== SHORT TASK ==
Your task is to copy the listing exactly, with the pictures left out.

== RECORDED DATA ==
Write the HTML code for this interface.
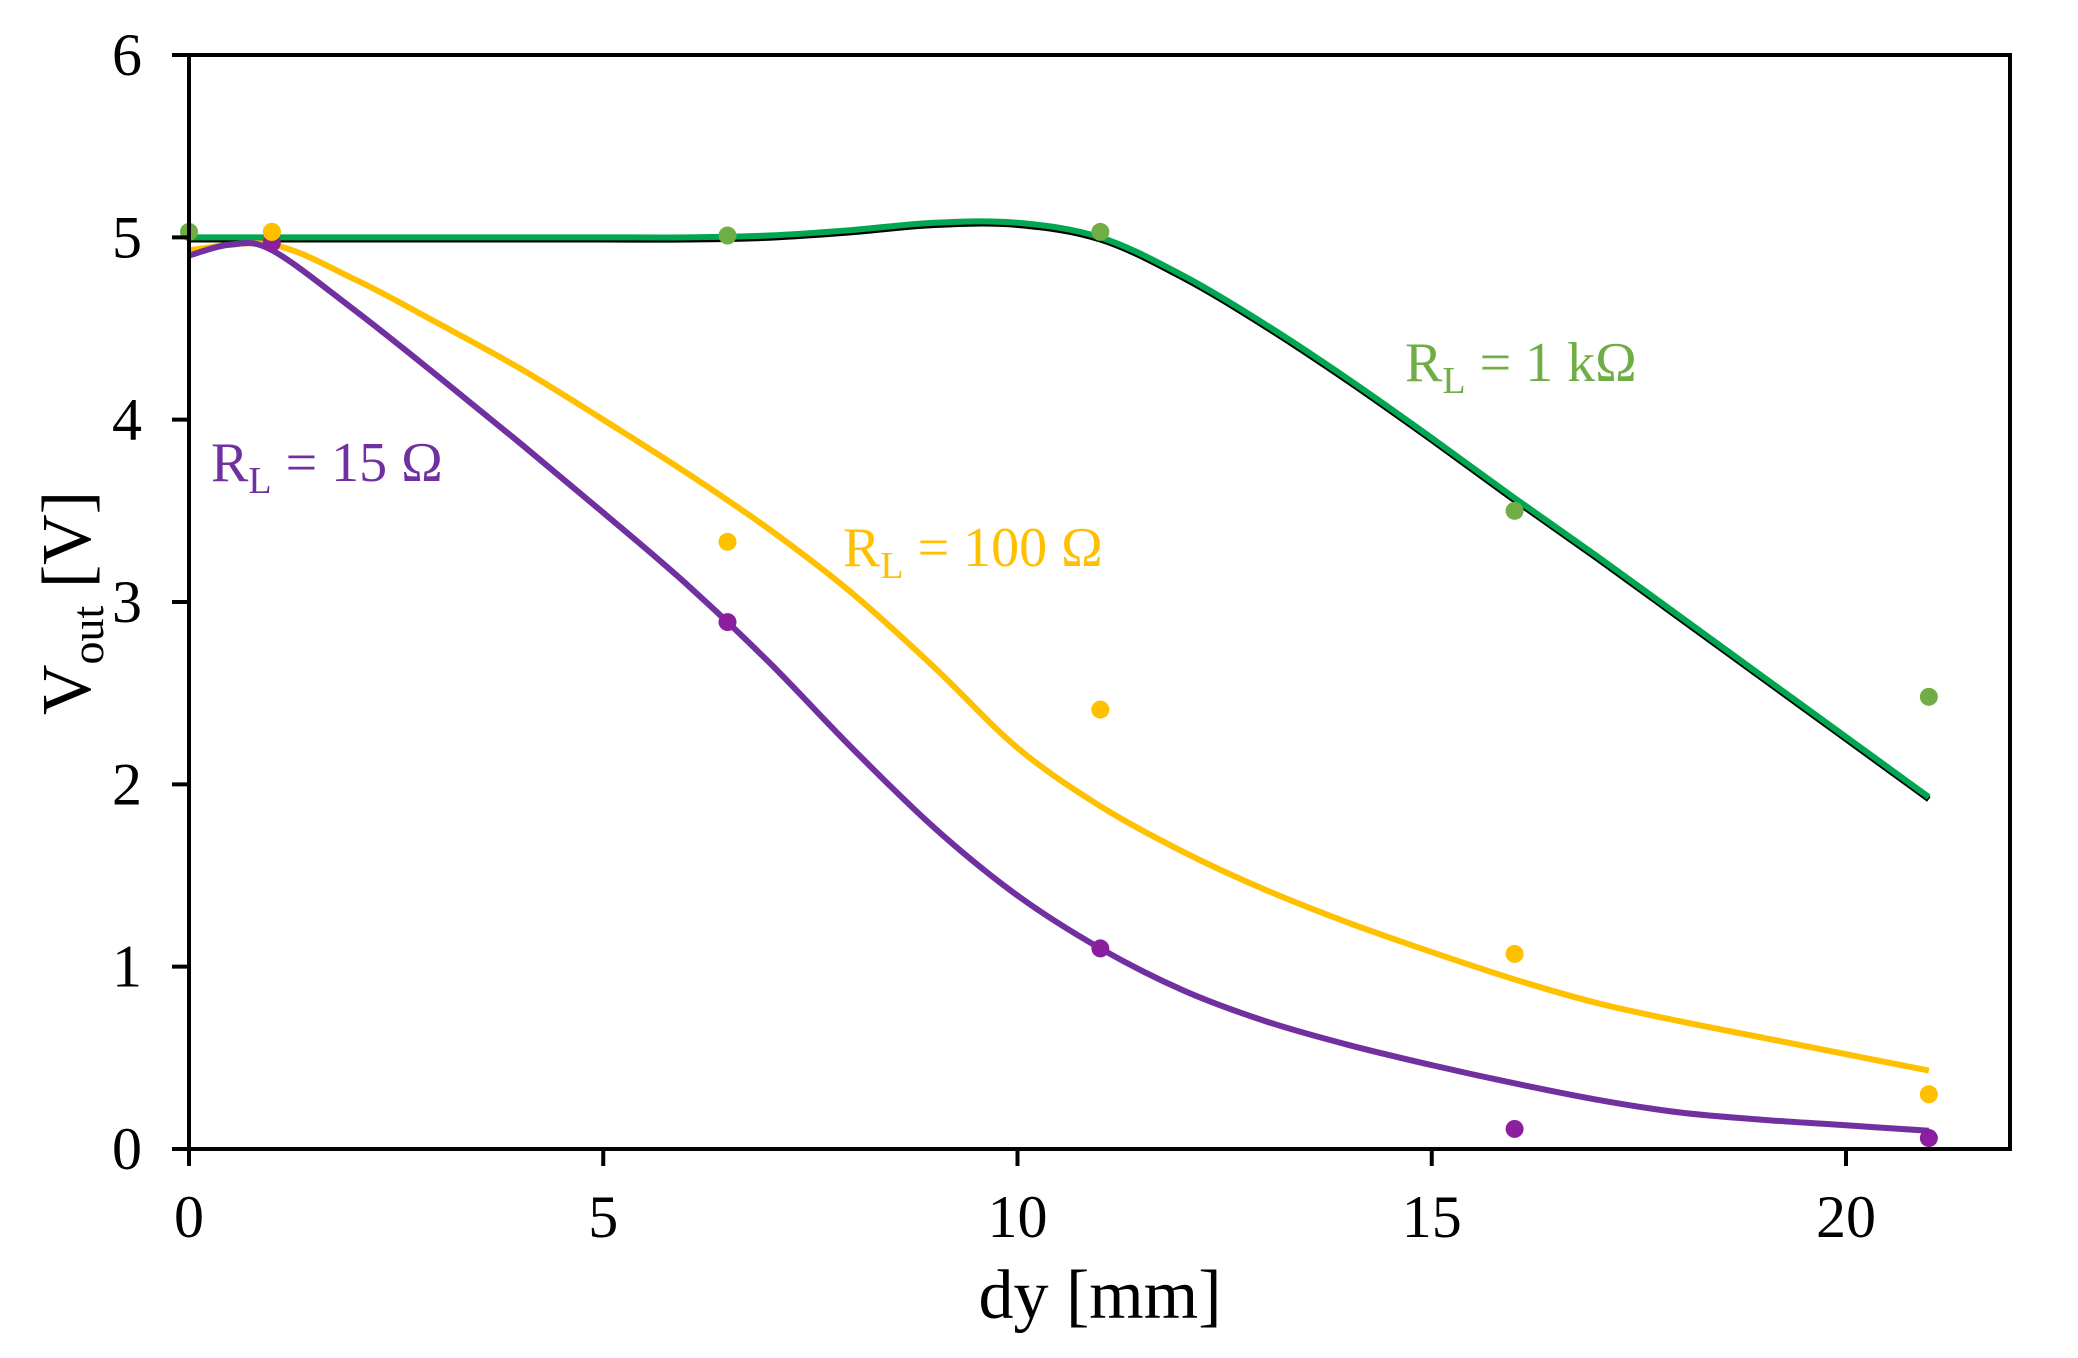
<!DOCTYPE html>
<html><head><meta charset="utf-8"><style>
html,body{margin:0;padding:0;background:#fff;}
svg{display:block;font-family:"Liberation Serif",serif;}
</style></head><body>
<svg id="s" width="2078" height="1358" viewBox="0 0 2078 1358" xmlns="http://www.w3.org/2000/svg">
<rect width="2078" height="1358" fill="#fff"/>
<g id="curves"></g>
<g id="pts"></g>
<rect x="189" y="55" width="1821" height="1094" fill="none" stroke="#000" stroke-width="4"/>
<g stroke="#000" stroke-width="4" id="ticks"></g>
<g font-size="60" fill="#000" id="labels"></g>
<text x="1100" y="1318" font-size="70" text-anchor="middle">dy [mm]</text>
<text transform="translate(90,603) rotate(-90)" font-size="70" text-anchor="middle">V<tspan font-size="46" dy="13">out</tspan><tspan dy="-13"> [V]</tspan></text>
<text x="1405" y="381" font-size="56" fill="#70AD47">R<tspan font-size="38" dy="12">L</tspan><tspan dy="-12"> = 1 kΩ</tspan></text>
<text x="211" y="481" font-size="56" fill="#7030A0">R<tspan font-size="38" dy="12">L</tspan><tspan dy="-12"> = 15 Ω</tspan></text>
<text x="843" y="566" font-size="56" fill="#FFC000">R<tspan font-size="38" dy="12">L</tspan><tspan dy="-12"> = 100 Ω</tspan></text>
</svg>
<script>
const X=x=>189+82.85*x, Y=v=>1149-182.33*v;
const NS="http://www.w3.org/2000/svg";
function path(pts){
 const p=pts.map(a=>[X(a[0]),Y(a[1])]);
 let d="M"+p[0][0]+","+p[0][1];
 for(let i=0;i<p.length-1;i++){
  const p0=p[i-1]||p[i],p1=p[i],p2=p[i+1],p3=p[i+2]||p[i+1];
  const c1=[p1[0]+(p2[0]-p0[0])/6,p1[1]+(p2[1]-p0[1])/6];
  const c2=[p2[0]-(p3[0]-p1[0])/6,p2[1]-(p3[1]-p1[1])/6];
  d+=` C${c1[0]},${c1[1]} ${c2[0]},${c2[1]} ${p2[0]},${p2[1]}`;
 }
 return d;
}
function add(g,tag,attrs){const e=document.createElementNS(NS,tag);for(const k in attrs)e.setAttribute(k,attrs[k]);document.getElementById(g).appendChild(e);return e;}
const green=[[0,5],[1,5],[2,5],[3,5],[4,5],[5,5],[6,5],[7,5.01],[8,5.04],[9,5.08],[10,5.08],[11,5.0],[12,4.79],[13,4.52],[14,4.22],[15,3.9],[16,3.57],[17,3.25],[18,2.92],[19,2.59],[20,2.26],[21,1.93]];
const yellow=[[0,4.93],[1,4.96],[2,4.77],[3,4.53],[4,4.28],[5,4.0],[6,3.71],[7,3.4],[8,3.05],[9,2.64],[10,2.2],[11,1.88],[12,1.63],[13,1.42],[14,1.24],[15,1.08],[16,0.93],[17,0.8],[18,0.7],[19,0.61],[20,0.52],[21,0.43]];
const purple=[[0,4.9],[0.5,4.96],[1,4.93],[2,4.6],[3,4.24],[4,3.87],[5,3.49],[6,3.1],[7,2.67],[8,2.2],[9,1.76],[10,1.39],[11,1.1],[12,0.87],[13,0.7],[14,0.57],[15,0.46],[16,0.36],[17,0.27],[18,0.2],[19,0.16],[20,0.13],[21,0.1]];
add("curves","path",{d:path(green.map(a=>[a[0],a[1]-0.012])),stroke:"#000",fill:"none","stroke-width":6});
add("curves","path",{d:path(green),stroke:"#00A650",fill:"none","stroke-width":6});
add("curves","path",{d:path(yellow),stroke:"#FFC000",fill:"none","stroke-width":6});
add("curves","path",{d:path(purple),stroke:"#7030A0",fill:"none","stroke-width":6});
const gp=[[0,5.03],[1,5.03],[6.5,5.01],[11,5.03],[16,3.5],[21,2.48]];
const yp=[[1,5.03],[6.5,3.33],[11,2.41],[16,1.07],[21,0.3]];
const pp=[[1,4.97],[6.5,2.89],[11,1.1],[16,0.11],[21,0.06]];
pp.forEach(a=>add("pts","circle",{cx:X(a[0]),cy:Y(a[1]),r:9,fill:"#8B1FA0"}));
gp.forEach(a=>add("pts","circle",{cx:X(a[0]),cy:Y(a[1]),r:9,fill:"#70AD47"}));
yp.forEach(a=>add("pts","circle",{cx:X(a[0]),cy:Y(a[1]),r:9,fill:"#FFC000"}));
for(let v=0;v<=6;v++){add("ticks","line",{x1:172,x2:189,y1:Y(v),y2:Y(v)});
 const t=add("labels","text",{x:142,y:Y(v)+20,"text-anchor":"end"});t.textContent=v;}
for(let x=0;x<=20;x+=5){add("ticks","line",{x1:X(x),x2:X(x),y1:1149,y2:1166});
 const t=add("labels","text",{x:X(x),y:1237,"text-anchor":"middle"});t.textContent=x;}
</script>
</body></html>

== SOLUTION TO THIS PROBLEM ==
Write the HTML code for this interface.
<!DOCTYPE html>
<html><head><meta charset="utf-8"><style>
html,body{margin:0;padding:0;background:#fff;}
svg{display:block;font-family:"Liberation Serif",serif;}
</style></head><body>
<svg id="s" width="2078" height="1358" viewBox="0 0 2078 1358" xmlns="http://www.w3.org/2000/svg">
<rect width="2078" height="1358" fill="#fff"/>
<g id="curves"></g>
<g id="pts"></g>
<rect x="189" y="55" width="1821" height="1094" fill="none" stroke="#000" stroke-width="4"/>
<g stroke="#000" stroke-width="4" id="ticks"></g>
<g font-size="60" fill="#000" id="labels"></g>
<text x="1100" y="1318" font-size="70" text-anchor="middle">dy [mm]</text>
<text transform="translate(90,603) rotate(-90)" font-size="70" text-anchor="middle">V<tspan font-size="46" dy="13">out</tspan><tspan dy="-13"> [V]</tspan></text>
<text x="1405" y="381" font-size="56" fill="#70AD47">R<tspan font-size="38" dy="12">L</tspan><tspan dy="-12"> = 1 kΩ</tspan></text>
<text x="211" y="481" font-size="56" fill="#7030A0">R<tspan font-size="38" dy="12">L</tspan><tspan dy="-12"> = 15 Ω</tspan></text>
<text x="843" y="566" font-size="56" fill="#FFC000">R<tspan font-size="38" dy="12">L</tspan><tspan dy="-12"> = 100 Ω</tspan></text>
</svg>
<script>
const X=x=>189+82.85*x, Y=v=>1149-182.33*v;
const NS="http://www.w3.org/2000/svg";
function path(pts){
 const p=pts.map(a=>[X(a[0]),Y(a[1])]);
 let d="M"+p[0][0]+","+p[0][1];
 for(let i=0;i<p.length-1;i++){
  const p0=p[i-1]||p[i],p1=p[i],p2=p[i+1],p3=p[i+2]||p[i+1];
  const c1=[p1[0]+(p2[0]-p0[0])/6,p1[1]+(p2[1]-p0[1])/6];
  const c2=[p2[0]-(p3[0]-p1[0])/6,p2[1]-(p3[1]-p1[1])/6];
  d+=` C${c1[0]},${c1[1]} ${c2[0]},${c2[1]} ${p2[0]},${p2[1]}`;
 }
 return d;
}
function add(g,tag,attrs){const e=document.createElementNS(NS,tag);for(const k in attrs)e.setAttribute(k,attrs[k]);document.getElementById(g).appendChild(e);return e;}
const green=[[0,5],[1,5],[2,5],[3,5],[4,5],[5,5],[6,5],[7,5.01],[8,5.04],[9,5.08],[10,5.08],[11,5.0],[12,4.79],[13,4.52],[14,4.22],[15,3.9],[16,3.57],[17,3.25],[18,2.92],[19,2.59],[20,2.26],[21,1.93]];
const yellow=[[0,4.93],[1,4.96],[2,4.77],[3,4.53],[4,4.28],[5,4.0],[6,3.71],[7,3.4],[8,3.05],[9,2.64],[10,2.2],[11,1.88],[12,1.63],[13,1.42],[14,1.24],[15,1.08],[16,0.93],[17,0.8],[18,0.7],[19,0.61],[20,0.52],[21,0.43]];
const purple=[[0,4.9],[0.5,4.96],[1,4.93],[2,4.6],[3,4.24],[4,3.87],[5,3.49],[6,3.1],[7,2.67],[8,2.2],[9,1.76],[10,1.39],[11,1.1],[12,0.87],[13,0.7],[14,0.57],[15,0.46],[16,0.36],[17,0.27],[18,0.2],[19,0.16],[20,0.13],[21,0.1]];
add("curves","path",{d:path(green.map(a=>[a[0],a[1]-0.012])),stroke:"#000",fill:"none","stroke-width":6});
add("curves","path",{d:path(green),stroke:"#00A650",fill:"none","stroke-width":6});
add("curves","path",{d:path(yellow),stroke:"#FFC000",fill:"none","stroke-width":6});
add("curves","path",{d:path(purple),stroke:"#7030A0",fill:"none","stroke-width":6});
const gp=[[0,5.03],[1,5.03],[6.5,5.01],[11,5.03],[16,3.5],[21,2.48]];
const yp=[[1,5.03],[6.5,3.33],[11,2.41],[16,1.07],[21,0.3]];
const pp=[[1,4.97],[6.5,2.89],[11,1.1],[16,0.11],[21,0.06]];
pp.forEach(a=>add("pts","circle",{cx:X(a[0]),cy:Y(a[1]),r:9,fill:"#8B1FA0"}));
gp.forEach(a=>add("pts","circle",{cx:X(a[0]),cy:Y(a[1]),r:9,fill:"#70AD47"}));
yp.forEach(a=>add("pts","circle",{cx:X(a[0]),cy:Y(a[1]),r:9,fill:"#FFC000"}));
for(let v=0;v<=6;v++){add("ticks","line",{x1:172,x2:189,y1:Y(v),y2:Y(v)});
 const t=add("labels","text",{x:142,y:Y(v)+20,"text-anchor":"end"});t.textContent=v;}
for(let x=0;x<=20;x+=5){add("ticks","line",{x1:X(x),x2:X(x),y1:1149,y2:1166});
 const t=add("labels","text",{x:X(x),y:1237,"text-anchor":"middle"});t.textContent=x;}
</script>
</body></html>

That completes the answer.